§ **WHAT TO DO**
Find every line with "that" in it, then report how many there are and nothing more.

§ **INFORMATION PROVIDED**
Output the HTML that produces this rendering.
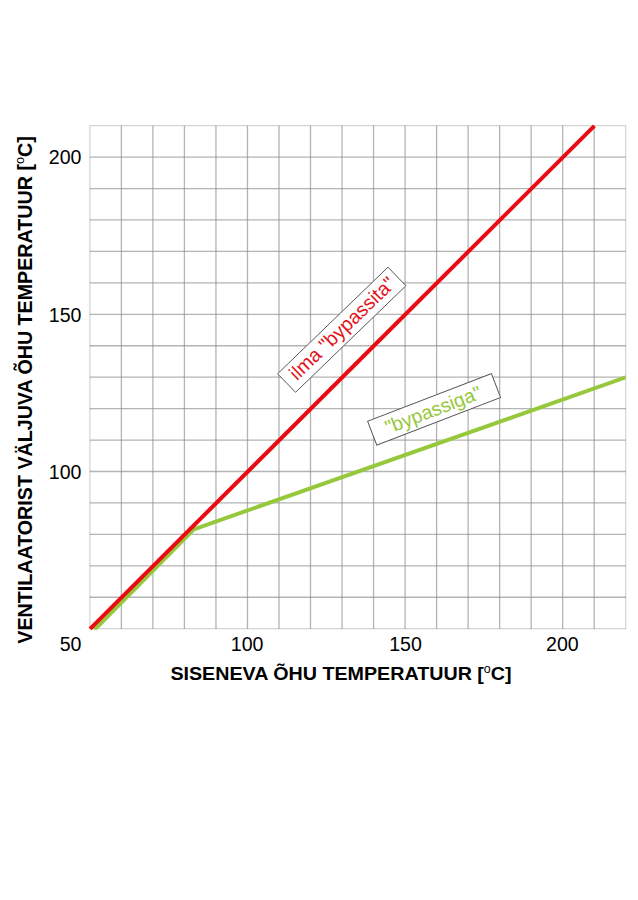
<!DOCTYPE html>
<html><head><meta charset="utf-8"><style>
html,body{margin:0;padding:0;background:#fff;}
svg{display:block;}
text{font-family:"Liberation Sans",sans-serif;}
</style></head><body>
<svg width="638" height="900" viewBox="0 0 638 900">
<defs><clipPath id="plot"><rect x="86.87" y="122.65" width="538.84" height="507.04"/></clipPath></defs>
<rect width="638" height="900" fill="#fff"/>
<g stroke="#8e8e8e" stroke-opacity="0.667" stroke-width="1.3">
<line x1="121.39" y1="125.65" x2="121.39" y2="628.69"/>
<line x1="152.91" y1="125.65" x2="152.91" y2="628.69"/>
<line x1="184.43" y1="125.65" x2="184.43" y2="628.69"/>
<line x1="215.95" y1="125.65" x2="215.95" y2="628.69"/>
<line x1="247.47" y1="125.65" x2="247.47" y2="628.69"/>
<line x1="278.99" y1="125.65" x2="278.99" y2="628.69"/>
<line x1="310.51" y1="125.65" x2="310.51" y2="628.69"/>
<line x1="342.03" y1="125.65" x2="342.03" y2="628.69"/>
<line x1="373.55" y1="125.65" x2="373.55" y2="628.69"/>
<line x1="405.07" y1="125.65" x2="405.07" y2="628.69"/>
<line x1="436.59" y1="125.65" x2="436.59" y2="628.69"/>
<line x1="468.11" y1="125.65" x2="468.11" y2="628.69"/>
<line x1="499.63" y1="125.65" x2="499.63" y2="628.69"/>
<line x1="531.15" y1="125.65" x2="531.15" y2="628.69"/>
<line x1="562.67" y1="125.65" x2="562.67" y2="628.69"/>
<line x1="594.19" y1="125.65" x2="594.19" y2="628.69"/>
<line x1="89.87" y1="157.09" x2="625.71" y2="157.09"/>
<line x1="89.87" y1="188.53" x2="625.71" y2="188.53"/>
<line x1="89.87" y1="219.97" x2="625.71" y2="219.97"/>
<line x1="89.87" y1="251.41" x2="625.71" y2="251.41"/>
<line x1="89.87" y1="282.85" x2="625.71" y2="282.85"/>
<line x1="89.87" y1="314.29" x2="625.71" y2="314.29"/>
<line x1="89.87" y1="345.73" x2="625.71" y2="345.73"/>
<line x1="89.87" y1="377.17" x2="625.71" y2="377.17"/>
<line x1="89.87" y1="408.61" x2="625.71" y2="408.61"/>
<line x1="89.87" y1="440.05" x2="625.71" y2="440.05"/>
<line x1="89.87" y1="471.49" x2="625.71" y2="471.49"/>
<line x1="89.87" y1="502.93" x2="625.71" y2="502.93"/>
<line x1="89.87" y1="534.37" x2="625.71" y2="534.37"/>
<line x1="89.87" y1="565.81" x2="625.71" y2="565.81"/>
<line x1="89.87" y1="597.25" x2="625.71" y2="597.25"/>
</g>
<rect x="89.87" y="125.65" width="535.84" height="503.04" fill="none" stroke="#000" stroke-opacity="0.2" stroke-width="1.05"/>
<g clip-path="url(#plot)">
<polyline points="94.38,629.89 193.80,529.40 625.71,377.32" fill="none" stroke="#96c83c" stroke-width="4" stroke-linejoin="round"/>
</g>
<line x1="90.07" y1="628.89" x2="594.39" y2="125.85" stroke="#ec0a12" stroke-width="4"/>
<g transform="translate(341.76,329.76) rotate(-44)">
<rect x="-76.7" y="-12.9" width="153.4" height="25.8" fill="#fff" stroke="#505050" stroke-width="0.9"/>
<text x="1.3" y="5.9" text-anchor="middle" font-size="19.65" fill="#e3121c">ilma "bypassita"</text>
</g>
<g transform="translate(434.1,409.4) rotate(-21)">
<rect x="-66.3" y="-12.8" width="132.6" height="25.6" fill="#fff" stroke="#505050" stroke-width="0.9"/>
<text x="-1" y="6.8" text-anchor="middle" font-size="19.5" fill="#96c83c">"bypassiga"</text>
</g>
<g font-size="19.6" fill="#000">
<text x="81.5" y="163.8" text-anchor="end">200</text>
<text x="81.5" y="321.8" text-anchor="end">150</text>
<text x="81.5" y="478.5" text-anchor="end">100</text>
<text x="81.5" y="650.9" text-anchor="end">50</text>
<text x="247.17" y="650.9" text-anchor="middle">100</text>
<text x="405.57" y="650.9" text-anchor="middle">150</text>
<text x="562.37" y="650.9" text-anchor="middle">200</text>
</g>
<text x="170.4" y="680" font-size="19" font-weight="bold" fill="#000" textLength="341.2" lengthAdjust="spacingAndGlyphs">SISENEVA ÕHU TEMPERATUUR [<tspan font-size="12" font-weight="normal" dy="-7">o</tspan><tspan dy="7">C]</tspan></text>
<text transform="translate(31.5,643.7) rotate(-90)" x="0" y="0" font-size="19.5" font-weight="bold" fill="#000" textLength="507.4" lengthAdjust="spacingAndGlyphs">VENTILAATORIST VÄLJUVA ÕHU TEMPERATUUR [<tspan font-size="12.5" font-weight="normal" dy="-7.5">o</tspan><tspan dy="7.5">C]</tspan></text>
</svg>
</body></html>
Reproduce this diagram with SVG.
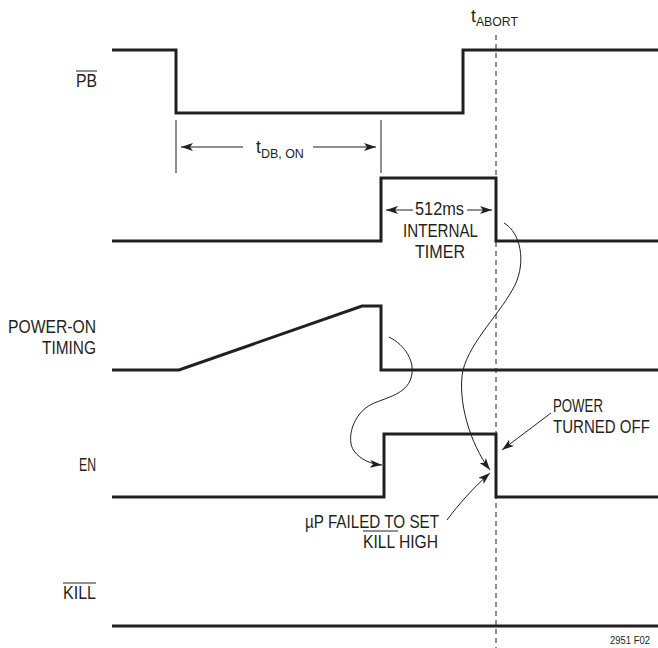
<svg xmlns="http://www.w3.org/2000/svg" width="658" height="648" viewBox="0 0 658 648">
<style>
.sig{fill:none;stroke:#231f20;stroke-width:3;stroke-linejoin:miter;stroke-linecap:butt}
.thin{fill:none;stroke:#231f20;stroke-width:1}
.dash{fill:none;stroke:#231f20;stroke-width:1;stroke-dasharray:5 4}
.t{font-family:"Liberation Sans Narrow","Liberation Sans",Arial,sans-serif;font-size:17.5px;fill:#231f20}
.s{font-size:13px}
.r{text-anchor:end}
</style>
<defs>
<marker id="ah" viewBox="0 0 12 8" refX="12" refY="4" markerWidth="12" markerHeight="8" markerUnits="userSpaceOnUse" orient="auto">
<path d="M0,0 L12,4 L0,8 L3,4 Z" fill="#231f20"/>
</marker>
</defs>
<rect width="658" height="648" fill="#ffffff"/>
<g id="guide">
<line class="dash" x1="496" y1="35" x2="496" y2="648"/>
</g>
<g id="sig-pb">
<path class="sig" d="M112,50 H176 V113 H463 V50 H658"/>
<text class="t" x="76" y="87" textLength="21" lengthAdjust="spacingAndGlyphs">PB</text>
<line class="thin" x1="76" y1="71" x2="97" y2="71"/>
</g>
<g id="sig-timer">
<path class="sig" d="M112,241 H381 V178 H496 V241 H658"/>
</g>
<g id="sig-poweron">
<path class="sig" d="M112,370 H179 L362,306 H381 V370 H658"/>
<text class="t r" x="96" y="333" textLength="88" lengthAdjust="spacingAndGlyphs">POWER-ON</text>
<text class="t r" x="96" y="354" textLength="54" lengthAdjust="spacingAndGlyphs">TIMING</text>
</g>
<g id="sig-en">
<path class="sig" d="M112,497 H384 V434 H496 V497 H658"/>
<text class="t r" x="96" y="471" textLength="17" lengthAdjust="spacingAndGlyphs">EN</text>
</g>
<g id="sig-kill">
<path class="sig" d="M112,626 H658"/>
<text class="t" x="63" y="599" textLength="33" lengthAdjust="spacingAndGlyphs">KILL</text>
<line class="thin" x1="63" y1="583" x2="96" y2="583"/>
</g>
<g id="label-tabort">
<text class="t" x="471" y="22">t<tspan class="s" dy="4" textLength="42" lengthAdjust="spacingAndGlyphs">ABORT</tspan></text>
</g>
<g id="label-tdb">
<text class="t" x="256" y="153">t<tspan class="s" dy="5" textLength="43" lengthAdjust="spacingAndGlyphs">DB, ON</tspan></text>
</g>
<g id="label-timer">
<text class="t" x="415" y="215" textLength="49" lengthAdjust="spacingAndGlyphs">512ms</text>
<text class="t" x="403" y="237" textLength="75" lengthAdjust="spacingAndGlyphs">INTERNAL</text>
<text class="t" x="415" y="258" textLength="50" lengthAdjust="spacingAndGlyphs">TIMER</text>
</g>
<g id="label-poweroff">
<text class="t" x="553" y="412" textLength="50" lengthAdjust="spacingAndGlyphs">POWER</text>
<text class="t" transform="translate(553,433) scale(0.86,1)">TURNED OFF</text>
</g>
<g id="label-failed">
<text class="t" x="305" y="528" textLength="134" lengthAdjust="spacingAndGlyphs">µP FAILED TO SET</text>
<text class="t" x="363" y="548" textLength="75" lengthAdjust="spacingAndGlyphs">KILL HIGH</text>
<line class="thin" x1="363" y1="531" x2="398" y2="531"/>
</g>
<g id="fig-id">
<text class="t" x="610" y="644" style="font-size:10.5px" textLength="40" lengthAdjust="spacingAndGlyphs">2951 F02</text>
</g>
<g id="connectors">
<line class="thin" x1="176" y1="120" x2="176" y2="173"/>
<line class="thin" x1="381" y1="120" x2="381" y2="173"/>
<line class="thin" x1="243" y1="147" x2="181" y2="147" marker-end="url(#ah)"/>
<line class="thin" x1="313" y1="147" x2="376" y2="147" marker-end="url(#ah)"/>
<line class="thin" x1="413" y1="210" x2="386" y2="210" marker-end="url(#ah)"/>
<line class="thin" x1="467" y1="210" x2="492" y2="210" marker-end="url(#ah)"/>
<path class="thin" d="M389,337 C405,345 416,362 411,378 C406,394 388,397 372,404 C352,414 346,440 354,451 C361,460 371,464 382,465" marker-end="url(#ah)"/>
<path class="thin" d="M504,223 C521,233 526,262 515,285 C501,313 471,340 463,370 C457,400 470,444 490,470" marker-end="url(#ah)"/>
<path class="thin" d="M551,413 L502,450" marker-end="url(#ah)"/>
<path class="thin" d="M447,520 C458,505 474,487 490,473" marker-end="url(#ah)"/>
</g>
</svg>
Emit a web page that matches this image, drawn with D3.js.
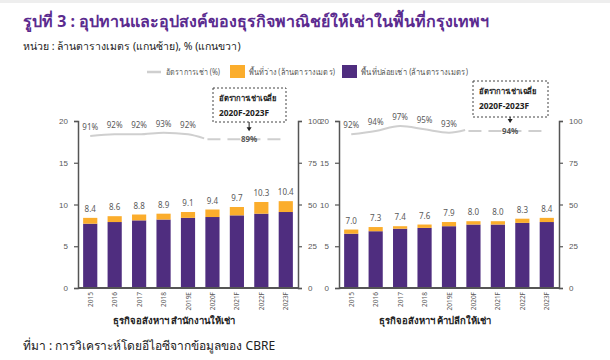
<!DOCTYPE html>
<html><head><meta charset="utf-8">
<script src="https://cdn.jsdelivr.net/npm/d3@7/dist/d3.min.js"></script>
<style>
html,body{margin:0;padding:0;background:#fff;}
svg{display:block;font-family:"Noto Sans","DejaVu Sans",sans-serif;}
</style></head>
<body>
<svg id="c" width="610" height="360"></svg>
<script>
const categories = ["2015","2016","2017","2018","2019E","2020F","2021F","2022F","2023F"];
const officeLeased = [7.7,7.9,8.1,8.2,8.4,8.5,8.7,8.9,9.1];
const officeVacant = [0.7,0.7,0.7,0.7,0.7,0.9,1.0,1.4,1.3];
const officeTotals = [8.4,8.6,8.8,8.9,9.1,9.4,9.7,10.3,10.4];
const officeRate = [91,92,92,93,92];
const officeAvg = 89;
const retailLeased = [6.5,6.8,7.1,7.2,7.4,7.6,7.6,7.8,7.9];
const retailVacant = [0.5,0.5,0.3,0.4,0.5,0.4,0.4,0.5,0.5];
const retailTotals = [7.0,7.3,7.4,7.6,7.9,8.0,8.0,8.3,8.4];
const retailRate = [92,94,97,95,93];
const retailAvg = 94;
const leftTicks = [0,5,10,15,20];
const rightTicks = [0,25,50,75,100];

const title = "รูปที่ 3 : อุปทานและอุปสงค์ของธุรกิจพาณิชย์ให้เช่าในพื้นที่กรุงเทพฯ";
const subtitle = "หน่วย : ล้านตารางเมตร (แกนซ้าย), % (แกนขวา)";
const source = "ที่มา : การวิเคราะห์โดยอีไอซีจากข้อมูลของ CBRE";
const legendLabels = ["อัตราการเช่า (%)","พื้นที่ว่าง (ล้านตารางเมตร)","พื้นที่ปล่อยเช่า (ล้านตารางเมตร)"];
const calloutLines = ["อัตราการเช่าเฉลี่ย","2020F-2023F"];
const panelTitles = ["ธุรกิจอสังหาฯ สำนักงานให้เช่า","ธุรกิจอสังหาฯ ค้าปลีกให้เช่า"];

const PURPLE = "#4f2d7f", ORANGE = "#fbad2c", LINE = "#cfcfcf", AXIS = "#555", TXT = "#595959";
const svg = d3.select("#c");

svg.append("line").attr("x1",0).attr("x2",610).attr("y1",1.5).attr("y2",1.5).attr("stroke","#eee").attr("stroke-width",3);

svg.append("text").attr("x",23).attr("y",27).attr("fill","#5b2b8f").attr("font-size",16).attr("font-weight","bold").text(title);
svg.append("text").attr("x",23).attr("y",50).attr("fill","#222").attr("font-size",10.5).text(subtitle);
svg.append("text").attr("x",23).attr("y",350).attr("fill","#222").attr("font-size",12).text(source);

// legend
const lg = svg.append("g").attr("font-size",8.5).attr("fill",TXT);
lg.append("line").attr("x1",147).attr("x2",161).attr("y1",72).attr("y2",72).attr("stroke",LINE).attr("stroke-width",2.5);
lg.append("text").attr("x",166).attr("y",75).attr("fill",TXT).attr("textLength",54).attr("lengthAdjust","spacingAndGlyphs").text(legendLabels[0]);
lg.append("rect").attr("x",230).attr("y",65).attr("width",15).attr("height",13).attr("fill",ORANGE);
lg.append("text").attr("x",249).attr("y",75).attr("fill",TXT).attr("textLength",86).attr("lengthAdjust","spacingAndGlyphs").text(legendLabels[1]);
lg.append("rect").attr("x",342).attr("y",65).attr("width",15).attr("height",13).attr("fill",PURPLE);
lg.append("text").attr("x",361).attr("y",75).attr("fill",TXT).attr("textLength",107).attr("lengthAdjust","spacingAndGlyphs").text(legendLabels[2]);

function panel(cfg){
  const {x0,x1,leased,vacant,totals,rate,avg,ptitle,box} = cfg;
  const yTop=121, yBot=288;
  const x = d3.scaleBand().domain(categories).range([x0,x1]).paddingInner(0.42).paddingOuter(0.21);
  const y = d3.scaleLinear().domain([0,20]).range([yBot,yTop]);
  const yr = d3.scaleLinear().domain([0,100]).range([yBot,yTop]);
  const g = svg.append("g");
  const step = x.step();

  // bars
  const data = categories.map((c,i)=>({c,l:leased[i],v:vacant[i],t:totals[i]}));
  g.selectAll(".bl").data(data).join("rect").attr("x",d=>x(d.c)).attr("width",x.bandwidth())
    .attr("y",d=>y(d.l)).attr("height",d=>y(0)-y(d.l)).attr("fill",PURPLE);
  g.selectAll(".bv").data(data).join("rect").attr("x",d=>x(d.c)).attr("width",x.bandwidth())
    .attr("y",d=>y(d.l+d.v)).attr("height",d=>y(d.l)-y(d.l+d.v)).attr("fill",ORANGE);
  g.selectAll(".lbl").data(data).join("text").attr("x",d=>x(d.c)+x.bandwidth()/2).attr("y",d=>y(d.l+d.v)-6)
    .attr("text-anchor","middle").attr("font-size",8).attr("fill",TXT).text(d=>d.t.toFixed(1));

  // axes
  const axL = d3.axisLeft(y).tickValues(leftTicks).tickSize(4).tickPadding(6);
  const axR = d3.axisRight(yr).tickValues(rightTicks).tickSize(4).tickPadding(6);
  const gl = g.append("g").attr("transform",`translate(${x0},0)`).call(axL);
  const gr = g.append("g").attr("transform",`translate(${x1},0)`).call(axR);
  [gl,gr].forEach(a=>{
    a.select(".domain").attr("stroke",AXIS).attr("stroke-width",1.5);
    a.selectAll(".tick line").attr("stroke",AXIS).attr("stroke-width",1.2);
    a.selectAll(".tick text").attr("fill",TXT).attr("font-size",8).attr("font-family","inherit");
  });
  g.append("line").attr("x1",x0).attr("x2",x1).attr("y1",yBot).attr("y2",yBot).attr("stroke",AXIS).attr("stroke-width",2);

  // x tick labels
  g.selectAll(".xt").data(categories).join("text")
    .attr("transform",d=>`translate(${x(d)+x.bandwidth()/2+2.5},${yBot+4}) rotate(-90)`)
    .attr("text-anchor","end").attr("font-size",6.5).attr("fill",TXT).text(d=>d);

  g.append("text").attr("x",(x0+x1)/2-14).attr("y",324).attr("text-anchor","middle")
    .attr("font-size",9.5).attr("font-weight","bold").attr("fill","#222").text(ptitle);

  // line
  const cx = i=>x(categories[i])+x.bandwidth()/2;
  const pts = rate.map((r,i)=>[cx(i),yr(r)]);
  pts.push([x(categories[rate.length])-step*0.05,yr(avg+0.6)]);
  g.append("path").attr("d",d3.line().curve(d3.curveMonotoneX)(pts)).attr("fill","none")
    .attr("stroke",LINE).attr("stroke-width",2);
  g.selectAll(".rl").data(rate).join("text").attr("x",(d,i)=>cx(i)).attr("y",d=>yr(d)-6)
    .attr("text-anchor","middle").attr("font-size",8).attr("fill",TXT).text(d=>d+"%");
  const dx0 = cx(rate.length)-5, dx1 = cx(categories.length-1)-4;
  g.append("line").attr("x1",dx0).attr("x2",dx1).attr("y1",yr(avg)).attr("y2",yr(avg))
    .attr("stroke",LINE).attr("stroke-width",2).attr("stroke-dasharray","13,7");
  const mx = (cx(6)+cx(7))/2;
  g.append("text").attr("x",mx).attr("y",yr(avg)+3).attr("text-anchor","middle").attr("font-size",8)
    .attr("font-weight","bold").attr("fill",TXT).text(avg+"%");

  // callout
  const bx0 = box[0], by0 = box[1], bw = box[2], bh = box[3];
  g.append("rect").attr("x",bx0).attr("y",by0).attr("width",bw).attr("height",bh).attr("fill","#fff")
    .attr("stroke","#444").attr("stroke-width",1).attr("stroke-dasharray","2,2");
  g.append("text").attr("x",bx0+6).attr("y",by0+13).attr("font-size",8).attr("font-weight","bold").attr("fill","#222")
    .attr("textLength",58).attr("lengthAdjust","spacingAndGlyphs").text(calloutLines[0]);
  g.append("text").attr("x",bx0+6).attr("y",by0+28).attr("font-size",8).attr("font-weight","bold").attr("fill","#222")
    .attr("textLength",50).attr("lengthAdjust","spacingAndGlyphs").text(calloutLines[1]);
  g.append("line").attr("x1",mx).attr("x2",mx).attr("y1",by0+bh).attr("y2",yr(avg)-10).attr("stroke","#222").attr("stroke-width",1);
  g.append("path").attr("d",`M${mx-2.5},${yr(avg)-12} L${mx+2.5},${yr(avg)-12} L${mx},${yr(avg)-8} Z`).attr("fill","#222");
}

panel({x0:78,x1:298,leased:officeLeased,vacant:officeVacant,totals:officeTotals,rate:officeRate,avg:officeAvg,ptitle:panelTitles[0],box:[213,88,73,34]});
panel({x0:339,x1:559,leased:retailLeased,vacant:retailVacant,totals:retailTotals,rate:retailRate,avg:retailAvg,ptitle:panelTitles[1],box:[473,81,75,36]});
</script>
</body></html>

§ **FULL OUTPUT**
2